The Clinton Administration revived the treaty, which led to some countries in Europe and elsewhere to put the treaty into effect. America signed, but opposition in the Republican-controlled Senate prevented ratification. Now President George W. Bush and the Senate Democratic majority are pushing the treaty forward. Despite the broad support now accorded to the LOST, ratification would not be in America’s interest. And any purported benefits would be negligible. Its best provisions, covering exclusive economic zones and navigational freedom, for instance, largely codify existing international law.

Moreover, in the case of a foreign challenge, the LOST would offer little benefit. U.S. naval vessels, not international paper guarantees, would ensure American ocean passage.

The treaty’s worst provisions, those creating the seabed regulatory regime, are very bad indeed. Despite the oft-repeated claim that the 1994 accord “fixed” the treaty, LOST remains true to its radical origins. Although some of the treaty’s worst provisions have been modified, it still establishes a bizarre regulatory regime to govern seabed mining—which would be antagonistic to commerce, exploration, and investment.

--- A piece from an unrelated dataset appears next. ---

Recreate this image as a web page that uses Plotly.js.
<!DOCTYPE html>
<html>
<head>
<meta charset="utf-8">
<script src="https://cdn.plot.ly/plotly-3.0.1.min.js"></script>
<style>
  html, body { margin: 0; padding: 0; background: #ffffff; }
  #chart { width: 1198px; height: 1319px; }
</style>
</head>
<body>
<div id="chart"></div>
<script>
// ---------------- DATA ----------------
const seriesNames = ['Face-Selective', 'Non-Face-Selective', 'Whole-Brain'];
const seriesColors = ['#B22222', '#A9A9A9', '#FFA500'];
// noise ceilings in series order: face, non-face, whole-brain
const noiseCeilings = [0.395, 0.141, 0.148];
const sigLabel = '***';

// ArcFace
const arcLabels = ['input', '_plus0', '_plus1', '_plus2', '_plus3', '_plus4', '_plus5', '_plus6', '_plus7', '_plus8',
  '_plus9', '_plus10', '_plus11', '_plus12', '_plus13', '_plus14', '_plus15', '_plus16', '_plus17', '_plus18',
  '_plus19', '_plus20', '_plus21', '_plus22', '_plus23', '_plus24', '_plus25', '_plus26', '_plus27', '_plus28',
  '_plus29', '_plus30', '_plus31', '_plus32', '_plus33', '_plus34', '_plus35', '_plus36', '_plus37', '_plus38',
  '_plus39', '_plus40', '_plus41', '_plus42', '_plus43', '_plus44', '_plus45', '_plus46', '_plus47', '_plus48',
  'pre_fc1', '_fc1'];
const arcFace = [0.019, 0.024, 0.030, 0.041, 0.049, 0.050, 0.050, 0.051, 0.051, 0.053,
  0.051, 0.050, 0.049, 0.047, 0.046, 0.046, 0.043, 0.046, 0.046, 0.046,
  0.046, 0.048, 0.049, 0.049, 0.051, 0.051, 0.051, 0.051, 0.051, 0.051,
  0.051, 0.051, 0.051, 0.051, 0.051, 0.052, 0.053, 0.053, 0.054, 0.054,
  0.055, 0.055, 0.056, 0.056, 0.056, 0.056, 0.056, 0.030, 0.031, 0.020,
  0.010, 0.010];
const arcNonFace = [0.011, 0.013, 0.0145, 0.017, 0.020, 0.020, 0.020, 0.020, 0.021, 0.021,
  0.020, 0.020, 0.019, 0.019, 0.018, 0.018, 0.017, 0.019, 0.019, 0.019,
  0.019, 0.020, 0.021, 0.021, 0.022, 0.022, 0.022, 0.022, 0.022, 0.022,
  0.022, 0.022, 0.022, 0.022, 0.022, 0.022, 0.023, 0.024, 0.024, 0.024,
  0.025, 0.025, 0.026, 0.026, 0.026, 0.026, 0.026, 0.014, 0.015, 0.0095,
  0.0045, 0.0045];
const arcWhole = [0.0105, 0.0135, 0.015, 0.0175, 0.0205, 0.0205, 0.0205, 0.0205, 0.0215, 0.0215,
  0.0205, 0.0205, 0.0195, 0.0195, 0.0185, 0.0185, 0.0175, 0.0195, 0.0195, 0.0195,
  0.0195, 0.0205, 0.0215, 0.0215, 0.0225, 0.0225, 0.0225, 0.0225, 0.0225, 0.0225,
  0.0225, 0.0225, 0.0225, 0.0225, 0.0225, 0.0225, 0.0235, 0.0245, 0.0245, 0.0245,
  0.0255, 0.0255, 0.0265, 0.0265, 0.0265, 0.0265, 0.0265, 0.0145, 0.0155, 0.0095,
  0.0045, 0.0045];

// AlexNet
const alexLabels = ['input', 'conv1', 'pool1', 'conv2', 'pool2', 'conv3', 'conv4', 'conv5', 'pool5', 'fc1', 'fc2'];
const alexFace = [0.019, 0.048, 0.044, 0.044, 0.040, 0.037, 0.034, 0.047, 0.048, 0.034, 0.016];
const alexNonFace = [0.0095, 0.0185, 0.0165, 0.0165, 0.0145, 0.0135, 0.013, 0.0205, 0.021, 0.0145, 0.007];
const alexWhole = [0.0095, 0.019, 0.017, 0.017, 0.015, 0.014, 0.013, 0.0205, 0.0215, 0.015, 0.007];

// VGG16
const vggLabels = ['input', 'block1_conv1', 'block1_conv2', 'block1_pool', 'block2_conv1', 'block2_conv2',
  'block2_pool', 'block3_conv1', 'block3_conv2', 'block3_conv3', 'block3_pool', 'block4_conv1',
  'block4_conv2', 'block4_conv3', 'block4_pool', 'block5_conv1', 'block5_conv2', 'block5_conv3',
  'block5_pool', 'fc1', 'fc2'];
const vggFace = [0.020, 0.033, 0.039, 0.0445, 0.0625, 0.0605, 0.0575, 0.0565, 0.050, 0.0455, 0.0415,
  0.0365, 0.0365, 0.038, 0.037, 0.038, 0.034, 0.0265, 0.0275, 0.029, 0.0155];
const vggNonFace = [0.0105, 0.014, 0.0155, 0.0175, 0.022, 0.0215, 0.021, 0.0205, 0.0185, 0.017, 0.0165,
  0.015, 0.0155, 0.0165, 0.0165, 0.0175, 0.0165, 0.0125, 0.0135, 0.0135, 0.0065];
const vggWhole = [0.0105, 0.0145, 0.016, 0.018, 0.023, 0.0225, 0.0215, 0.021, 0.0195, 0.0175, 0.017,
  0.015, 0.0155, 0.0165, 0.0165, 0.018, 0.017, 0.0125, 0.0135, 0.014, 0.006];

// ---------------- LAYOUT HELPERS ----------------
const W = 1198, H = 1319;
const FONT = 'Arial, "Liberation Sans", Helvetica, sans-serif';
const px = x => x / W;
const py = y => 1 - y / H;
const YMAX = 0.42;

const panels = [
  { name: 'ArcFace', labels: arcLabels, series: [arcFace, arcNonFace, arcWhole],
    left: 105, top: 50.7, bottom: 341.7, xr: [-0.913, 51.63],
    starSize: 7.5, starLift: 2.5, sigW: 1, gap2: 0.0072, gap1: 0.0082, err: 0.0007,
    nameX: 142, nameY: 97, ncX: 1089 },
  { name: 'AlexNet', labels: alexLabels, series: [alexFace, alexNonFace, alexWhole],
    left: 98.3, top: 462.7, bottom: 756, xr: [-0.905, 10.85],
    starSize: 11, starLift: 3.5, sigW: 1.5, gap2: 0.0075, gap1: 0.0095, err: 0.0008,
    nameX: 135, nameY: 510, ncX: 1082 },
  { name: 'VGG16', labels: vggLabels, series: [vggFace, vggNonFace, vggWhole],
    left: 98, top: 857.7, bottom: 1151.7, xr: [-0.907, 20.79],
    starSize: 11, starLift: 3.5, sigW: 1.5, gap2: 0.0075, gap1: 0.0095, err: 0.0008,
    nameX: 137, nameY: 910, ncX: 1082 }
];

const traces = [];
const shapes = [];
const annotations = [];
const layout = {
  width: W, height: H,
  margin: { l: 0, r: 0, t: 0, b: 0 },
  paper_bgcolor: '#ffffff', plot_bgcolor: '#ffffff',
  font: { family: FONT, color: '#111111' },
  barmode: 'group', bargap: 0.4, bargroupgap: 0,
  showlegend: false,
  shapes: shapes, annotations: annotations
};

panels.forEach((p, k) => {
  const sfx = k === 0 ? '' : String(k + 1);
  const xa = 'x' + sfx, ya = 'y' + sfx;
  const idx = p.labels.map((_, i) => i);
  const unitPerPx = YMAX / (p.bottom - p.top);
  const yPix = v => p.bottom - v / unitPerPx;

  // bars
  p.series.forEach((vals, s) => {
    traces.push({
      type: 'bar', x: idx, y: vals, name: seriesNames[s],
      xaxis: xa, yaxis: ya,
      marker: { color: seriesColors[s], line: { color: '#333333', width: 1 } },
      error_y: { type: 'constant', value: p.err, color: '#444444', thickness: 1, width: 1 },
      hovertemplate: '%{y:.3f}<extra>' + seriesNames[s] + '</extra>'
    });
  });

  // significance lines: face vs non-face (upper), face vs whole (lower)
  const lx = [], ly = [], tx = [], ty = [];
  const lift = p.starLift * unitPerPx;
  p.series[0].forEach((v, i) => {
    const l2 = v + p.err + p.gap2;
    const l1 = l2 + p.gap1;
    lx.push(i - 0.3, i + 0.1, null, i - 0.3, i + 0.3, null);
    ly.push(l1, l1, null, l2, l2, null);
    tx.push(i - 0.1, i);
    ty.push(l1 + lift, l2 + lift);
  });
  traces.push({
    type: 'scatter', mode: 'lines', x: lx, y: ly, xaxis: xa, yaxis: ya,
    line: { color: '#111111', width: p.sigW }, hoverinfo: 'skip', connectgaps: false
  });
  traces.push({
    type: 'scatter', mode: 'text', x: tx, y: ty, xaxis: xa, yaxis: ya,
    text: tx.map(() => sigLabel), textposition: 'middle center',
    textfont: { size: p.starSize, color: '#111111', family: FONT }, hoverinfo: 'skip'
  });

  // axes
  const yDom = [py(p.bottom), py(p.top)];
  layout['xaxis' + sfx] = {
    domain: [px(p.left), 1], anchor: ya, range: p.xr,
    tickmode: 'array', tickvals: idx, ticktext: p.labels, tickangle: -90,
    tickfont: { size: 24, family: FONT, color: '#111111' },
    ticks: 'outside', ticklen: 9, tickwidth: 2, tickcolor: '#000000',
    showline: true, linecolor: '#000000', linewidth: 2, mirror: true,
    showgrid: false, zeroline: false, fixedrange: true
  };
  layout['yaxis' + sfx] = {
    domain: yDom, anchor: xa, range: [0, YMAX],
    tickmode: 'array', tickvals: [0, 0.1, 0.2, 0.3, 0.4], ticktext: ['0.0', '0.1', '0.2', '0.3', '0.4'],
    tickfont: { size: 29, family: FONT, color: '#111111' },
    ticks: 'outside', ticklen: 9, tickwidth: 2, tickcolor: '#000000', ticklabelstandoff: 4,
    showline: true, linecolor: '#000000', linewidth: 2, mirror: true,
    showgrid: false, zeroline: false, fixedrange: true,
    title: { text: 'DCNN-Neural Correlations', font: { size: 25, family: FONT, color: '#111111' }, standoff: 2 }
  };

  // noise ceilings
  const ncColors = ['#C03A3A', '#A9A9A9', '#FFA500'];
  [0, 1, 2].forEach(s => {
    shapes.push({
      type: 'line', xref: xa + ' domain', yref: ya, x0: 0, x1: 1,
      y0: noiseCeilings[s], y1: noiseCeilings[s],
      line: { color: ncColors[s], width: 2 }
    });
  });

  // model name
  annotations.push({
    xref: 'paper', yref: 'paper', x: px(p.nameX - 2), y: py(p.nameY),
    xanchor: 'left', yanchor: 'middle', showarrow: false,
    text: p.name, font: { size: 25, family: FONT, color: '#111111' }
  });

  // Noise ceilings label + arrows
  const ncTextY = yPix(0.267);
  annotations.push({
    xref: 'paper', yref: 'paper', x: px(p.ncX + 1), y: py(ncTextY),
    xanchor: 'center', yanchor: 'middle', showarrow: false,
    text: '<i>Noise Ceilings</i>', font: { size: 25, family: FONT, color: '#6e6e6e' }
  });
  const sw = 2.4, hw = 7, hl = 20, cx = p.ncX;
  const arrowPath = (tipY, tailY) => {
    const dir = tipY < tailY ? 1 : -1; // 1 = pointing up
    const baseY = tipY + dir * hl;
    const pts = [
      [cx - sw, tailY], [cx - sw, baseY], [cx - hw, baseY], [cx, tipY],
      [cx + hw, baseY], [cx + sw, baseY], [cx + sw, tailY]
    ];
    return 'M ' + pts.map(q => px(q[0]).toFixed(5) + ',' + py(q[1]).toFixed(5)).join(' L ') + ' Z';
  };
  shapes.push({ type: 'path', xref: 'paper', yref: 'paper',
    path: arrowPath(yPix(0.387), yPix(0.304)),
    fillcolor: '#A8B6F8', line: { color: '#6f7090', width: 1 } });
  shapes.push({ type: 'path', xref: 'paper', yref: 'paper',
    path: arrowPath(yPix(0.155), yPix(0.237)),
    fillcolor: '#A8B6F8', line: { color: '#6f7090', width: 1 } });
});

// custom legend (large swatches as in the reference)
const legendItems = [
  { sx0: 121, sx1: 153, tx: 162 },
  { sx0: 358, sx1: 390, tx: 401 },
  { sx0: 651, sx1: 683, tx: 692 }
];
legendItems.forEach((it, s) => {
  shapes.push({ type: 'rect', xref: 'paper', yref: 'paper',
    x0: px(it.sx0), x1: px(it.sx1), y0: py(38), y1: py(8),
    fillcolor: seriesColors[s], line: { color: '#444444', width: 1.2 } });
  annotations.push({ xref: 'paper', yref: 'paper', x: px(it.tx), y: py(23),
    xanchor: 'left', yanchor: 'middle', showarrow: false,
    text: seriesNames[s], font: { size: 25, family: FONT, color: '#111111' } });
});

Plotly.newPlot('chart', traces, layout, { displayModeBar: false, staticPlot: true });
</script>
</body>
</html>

The LOST treats the ocean’s unowned seabed resources as property of the United Nations (U.N.). It essentially creates a second U.N.—the International Seabed Authority, ruled by an Assembly and a Council—to govern deep seabed mining and redistribute income from the industrialized West to developing countries. The Enterprise would mine the ocean floor, with the coerced assistance of Western mining companies, on behalf of the Authority. The system is unique in its byzantine perversity.

As such, the LOST would discourage future minerals production as well as punish entrepreneurship in related fields involving technology, software, and other processes with an ocean application. Ratifying the treaty, a disastrous throwback to the era when socialism was seen as the wave of the future, would be especially foolish today, in a world of exploding economic opportunities and technological possibilities. A LOST-like regime also would discourage exploration of other, currently unowned resources, most notably space.

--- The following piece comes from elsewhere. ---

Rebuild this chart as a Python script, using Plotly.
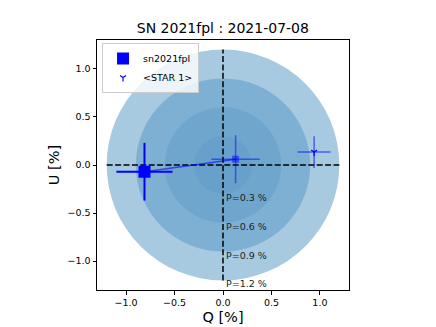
import plotly.graph_objects as go

# polarisation degree circles (P in %)
p_levels = [1.2, 0.9, 0.6, 0.3]
p_colors = ["#a7cae1", "#7eb0d3", "#6fa6cd", "#67a1cb"]

# sn2021fpl (observed)
sn_q, sn_u = [-0.81], [-0.07]
sn_qerr, sn_uerr = [0.29], [0.30]

# ISP-ish point (not in legend)
isp_q, isp_u = [0.13], [0.06]
isp_qerr, isp_uerr = [0.25], [0.25]

# <STAR 1>
star_q, star_u = [0.94], [0.135]
star_qerr, star_uerr = [0.17], [0.165]

axis_lim = 1.3
guide_lim = 1.2
ticks = [-1.0, -0.5, 0.0, 0.5, 1.0]

FONT = "DejaVu Sans, Arial, sans-serif"

fig = go.Figure()

shapes = []
for r, c in zip(p_levels, p_colors):
    shapes.append(dict(type="circle", xref="x", yref="y", x0=-r, y0=-r, x1=r, y1=r,
                       fillcolor=c, line=dict(width=0), layer="below"))

# dashed guides through origin
fig.add_trace(go.Scatter(x=[-guide_lim, guide_lim], y=[0, 0], mode="lines",
                         line=dict(color="black", width=1.5, dash="6px,2.4px"),
                         showlegend=False, hoverinfo="skip"))
fig.add_trace(go.Scatter(x=[0, 0], y=[-guide_lim, guide_lim], mode="lines",
                         line=dict(color="black", width=1.5, dash="6px,2.4px"),
                         showlegend=False, hoverinfo="skip"))

# connecting line
fig.add_trace(go.Scatter(x=sn_q + isp_q, y=sn_u + isp_u, mode="lines",
                         line=dict(color="rgba(0,0,255,0.6)", width=1.5),
                         showlegend=False, hoverinfo="skip"))

fig.add_trace(go.Scatter(
    x=isp_q, y=isp_u, mode="markers", showlegend=False,
    marker=dict(symbol="square", size=7, color="rgba(0,0,255,0.5)"),
    error_x=dict(type="data", array=isp_qerr, width=0, thickness=1.5, color="rgba(0,0,255,0.5)"),
    error_y=dict(type="data", array=isp_uerr, width=0, thickness=1.5, color="rgba(0,0,255,0.5)"),
))

fig.add_trace(go.Scatter(
    x=sn_q, y=sn_u, mode="markers", name="sn2021fpl",
    marker=dict(symbol="square", size=12, color="blue"),
    error_x=dict(type="data", array=sn_qerr, width=0, thickness=2, color="blue"),
    error_y=dict(type="data", array=sn_uerr, width=0, thickness=2, color="blue"),
))

fig.add_trace(go.Scatter(
    x=star_q, y=star_u, mode="markers", name="<STAR 1>",
    marker=dict(symbol="y-down", size=5, color="blue",
                line=dict(color="blue", width=1.2)),
    error_x=dict(type="data", array=star_qerr, width=0, thickness=1.5, color="rgba(0,0,255,0.55)"),
    error_y=dict(type="data", array=star_uerr, width=0, thickness=1.5, color="rgba(0,0,255,0.55)"),
))

annotations = []
for r in sorted(p_levels):
    annotations.append(dict(x=0, y=-r, xref="x", yref="y", text=f"P={r} %",
                            showarrow=False, xanchor="left", yanchor="middle",
                            xshift=1, yshift=-3.5,
                            font=dict(size=9.5, color="#222222", family=FONT)))

axis_style = dict(range=[-axis_lim, axis_lim], tickvals=ticks, tickformat=".1f",
                  showgrid=False, zeroline=False, showline=True, mirror=True,
                  linecolor="black", linewidth=1, ticks="outside", ticklen=3.5,
                  tickcolor="black", automargin=False,
                  tickfont=dict(size=9.5, color="black", family=FONT))

# page has an 8px body margin, so the figure is a bit smaller than the window
fig.update_layout(
    width=428, height=319,
    paper_bgcolor="white", plot_bgcolor="white",
    margin=dict(l=89, r=87, t=32, b=37),
    font=dict(family=FONT, color="black"),
    title=dict(text="SN 2021fpl : 2021-07-08", x=0.502, xanchor="center",
               y=0.937, yanchor="middle", automargin=False, font=dict(size=14)),
    xaxis=dict(title=dict(text="Q [%]", font=dict(size=14.5), standoff=4), **axis_style),
    yaxis=dict(title=dict(text="U [%]", font=dict(size=14.5), standoff=4), **axis_style),
    shapes=shapes, annotations=annotations,
    legend=dict(x=0.02, y=0.988, xanchor="left", yanchor="top",
                bgcolor="rgba(255,255,255,0.8)", bordercolor="#cccccc", borderwidth=1,
                font=dict(size=9.5), tracegroupgap=0, itemwidth=30),
)

fig.write_html("out.html")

International cooperation to develop the ocean floor can best occur outside of an international bureaucracy. A treaty among nations with a vested interest—those likely to be affected—would enable development to proceed. As for the LOST, the seabed provisions should be severed from sections governing navigational freedoms and resource management, which should be considered separately.

A law of the sea treaty could advance international cooperation in a number of maritime issues and be worth ratifying. The Law of the Sea Treaty offers some benefits, but the costs of the omnibus measure are too high. At risk is an open international economic environment inviting to entrepreneurs. The U.S. should not ratify the LOST.